Return verbatim everything from the first line through the line that contains "import pandas as pd", and stop there.
— start of Data shown —
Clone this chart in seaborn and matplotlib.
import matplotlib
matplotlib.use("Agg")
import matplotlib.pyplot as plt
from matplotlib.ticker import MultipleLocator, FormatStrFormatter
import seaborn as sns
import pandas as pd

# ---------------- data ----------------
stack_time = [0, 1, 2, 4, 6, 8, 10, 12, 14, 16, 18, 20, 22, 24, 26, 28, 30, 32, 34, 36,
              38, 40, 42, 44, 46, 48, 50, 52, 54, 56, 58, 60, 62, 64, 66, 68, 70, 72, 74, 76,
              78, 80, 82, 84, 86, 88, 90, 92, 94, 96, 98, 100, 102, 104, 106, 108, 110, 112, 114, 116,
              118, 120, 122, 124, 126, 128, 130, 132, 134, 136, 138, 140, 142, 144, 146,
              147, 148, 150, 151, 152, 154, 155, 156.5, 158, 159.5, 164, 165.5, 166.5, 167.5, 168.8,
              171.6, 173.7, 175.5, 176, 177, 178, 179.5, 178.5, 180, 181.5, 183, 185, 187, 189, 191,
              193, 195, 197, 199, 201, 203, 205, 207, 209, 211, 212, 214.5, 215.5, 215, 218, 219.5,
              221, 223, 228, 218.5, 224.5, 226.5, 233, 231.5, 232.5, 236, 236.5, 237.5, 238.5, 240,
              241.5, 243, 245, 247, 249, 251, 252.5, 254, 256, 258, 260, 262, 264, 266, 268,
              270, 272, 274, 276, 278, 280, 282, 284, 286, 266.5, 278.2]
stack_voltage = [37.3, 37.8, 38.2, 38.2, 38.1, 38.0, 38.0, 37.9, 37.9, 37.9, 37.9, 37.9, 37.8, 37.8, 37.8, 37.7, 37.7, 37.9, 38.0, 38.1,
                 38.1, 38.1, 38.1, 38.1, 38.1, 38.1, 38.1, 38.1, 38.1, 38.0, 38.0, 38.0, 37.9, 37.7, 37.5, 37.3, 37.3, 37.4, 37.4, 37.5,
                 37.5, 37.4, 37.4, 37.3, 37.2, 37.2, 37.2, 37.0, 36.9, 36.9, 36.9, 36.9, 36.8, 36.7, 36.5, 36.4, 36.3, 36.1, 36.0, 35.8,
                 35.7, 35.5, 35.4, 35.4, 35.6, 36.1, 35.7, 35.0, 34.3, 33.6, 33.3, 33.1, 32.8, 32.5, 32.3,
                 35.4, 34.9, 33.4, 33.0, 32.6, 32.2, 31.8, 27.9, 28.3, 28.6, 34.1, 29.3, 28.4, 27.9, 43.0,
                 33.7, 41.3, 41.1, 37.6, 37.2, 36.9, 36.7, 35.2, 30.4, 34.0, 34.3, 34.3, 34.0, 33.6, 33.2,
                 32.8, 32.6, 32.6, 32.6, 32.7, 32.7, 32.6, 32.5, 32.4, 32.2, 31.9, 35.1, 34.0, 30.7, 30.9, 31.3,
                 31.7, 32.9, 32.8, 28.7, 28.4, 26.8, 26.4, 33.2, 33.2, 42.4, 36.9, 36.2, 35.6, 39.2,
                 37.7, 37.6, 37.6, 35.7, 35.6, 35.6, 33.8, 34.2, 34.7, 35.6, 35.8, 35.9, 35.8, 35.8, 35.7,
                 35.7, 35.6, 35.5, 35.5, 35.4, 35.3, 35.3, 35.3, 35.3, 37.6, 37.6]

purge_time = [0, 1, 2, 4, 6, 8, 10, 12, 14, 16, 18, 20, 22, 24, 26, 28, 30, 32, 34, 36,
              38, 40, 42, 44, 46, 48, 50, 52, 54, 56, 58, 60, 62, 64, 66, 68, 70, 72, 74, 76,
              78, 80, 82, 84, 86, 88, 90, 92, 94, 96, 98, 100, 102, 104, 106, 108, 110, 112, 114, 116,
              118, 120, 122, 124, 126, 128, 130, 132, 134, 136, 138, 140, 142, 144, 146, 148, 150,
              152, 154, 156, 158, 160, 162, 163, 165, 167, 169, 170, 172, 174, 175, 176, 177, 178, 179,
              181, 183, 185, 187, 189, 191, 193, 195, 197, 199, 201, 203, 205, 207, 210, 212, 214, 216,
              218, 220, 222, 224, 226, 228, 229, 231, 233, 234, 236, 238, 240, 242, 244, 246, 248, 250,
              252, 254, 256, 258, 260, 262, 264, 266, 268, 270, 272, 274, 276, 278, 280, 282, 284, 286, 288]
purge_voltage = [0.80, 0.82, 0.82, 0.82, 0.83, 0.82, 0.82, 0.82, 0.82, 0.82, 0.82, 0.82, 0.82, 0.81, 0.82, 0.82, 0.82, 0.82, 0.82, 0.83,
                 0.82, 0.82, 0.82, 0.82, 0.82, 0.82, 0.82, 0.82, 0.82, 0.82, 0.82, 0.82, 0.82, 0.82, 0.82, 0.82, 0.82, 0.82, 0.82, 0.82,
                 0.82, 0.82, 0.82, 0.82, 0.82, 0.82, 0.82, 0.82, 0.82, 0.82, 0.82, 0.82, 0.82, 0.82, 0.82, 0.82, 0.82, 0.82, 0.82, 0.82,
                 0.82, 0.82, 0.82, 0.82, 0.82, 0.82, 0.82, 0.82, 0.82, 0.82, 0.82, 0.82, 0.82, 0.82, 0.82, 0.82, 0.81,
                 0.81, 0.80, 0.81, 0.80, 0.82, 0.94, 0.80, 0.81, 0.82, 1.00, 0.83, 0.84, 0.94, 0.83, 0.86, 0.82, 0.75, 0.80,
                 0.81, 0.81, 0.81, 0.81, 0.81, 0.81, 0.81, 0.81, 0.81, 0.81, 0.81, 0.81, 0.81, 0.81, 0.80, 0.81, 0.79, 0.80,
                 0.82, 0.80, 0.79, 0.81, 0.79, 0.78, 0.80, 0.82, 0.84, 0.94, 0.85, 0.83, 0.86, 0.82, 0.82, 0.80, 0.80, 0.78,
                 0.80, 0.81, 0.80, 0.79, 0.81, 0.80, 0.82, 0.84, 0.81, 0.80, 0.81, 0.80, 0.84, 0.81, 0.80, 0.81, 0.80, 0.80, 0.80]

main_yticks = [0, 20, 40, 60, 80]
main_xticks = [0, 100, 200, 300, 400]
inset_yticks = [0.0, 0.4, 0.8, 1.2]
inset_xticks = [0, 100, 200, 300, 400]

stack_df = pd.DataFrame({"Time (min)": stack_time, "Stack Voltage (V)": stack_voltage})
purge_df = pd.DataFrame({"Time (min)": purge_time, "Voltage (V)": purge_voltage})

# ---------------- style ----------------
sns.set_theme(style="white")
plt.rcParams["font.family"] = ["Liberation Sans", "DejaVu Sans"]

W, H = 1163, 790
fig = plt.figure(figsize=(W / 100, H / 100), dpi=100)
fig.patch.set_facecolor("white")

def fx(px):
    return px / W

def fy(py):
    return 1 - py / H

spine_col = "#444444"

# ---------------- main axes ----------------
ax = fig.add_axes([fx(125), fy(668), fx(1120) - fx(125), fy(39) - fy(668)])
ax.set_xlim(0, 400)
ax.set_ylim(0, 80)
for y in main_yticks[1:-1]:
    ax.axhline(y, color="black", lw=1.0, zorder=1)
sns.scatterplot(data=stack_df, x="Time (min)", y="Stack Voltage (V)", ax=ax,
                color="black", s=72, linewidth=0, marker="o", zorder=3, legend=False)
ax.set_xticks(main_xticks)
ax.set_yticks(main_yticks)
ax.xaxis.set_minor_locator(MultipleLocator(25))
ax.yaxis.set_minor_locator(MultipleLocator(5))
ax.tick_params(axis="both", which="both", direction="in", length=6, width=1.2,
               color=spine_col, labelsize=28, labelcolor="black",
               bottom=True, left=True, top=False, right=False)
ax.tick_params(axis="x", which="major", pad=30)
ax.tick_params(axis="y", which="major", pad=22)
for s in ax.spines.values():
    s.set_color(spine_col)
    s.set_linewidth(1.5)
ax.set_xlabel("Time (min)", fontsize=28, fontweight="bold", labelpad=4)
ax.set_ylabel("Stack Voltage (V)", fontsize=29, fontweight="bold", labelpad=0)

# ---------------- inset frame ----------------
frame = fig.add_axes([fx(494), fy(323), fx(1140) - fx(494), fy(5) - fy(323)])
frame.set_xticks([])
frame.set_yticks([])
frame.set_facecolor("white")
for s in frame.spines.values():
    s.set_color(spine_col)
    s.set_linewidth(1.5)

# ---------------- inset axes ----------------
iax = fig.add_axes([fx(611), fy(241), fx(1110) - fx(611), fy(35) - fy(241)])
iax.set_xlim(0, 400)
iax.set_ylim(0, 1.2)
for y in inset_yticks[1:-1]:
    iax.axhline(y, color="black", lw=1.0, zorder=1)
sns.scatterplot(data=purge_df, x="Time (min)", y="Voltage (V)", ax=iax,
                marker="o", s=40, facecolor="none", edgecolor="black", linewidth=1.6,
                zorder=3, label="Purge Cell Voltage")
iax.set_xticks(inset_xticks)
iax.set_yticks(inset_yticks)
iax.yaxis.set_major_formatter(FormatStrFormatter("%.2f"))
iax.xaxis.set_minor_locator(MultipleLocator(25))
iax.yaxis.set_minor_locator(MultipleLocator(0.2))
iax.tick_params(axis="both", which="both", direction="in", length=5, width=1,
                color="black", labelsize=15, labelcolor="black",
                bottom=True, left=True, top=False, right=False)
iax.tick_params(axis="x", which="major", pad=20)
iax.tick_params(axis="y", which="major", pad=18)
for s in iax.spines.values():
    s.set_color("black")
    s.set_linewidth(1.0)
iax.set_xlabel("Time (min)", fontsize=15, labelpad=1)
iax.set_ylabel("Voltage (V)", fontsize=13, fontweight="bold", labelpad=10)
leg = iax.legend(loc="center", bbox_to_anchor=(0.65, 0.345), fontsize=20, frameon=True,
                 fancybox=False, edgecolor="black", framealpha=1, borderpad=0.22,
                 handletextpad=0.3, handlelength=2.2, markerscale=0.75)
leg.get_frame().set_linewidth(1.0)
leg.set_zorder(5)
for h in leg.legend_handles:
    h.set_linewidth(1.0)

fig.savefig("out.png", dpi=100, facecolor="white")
— end of Data shown —
◆ **Answer to the exercise**:
Clone this chart in seaborn and matplotlib.
import matplotlib
matplotlib.use("Agg")
import matplotlib.pyplot as plt
from matplotlib.ticker import MultipleLocator, FormatStrFormatter
import seaborn as sns
import pandas as pd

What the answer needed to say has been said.